After a taking a few dimensions, I drew up what appeared to be an attractive design and then modeled it using cardboard and duct tape. The duct tape didn’t hold well so I switched to a combination of hot melt glue, bad language, and single malt. The cardboard model looked great (at least to me) so I fired up the CAD system, finalized the design, and detailed the parts for the shop. “Dirty” Don’s sheet metal shop fabricated the risers, “Fat Andy’s” (who is skinny as a rail) supplied the teak for the cross bar, and the bronze track, with slider and stops, came from an outfit in Portland, ME USA called Traditional Marine Fittings.

Traveller 1

Traveller 2

Traveller 3

Traveller 4

For cutting the cross bar camber, I printed a full scale pattern, glued the pattern to the teak, and cut it on a band saw. Final finishing was minimal.

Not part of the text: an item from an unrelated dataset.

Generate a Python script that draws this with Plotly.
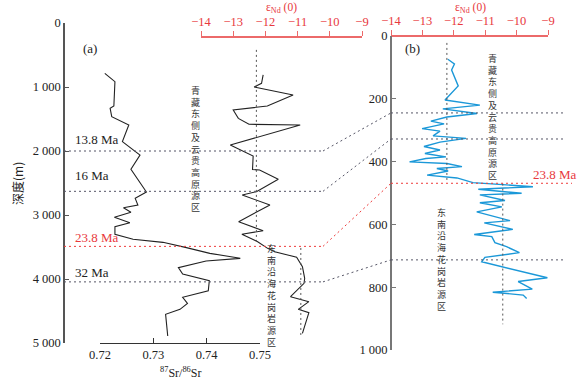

The track is through bolted to the teak using 1/4-20 bronze flat head screws with nuts and washers recessed on the underside. Attachments to the risers are 1/4-20 stainless steel round head screws, counter bored from the top and bunged.


1. Riser Brackets (2) #316 stainless steel .125” thick. Heliarc welded. Angled inward at 20 degrees and 11.38” high.

2. Cross Bar (1) Teak sawn from a 2.25” x 3” x 48” plank. .65” camber.

3. Track (1) 1” bronze with bronze end stops and bronze car with bronze car stops.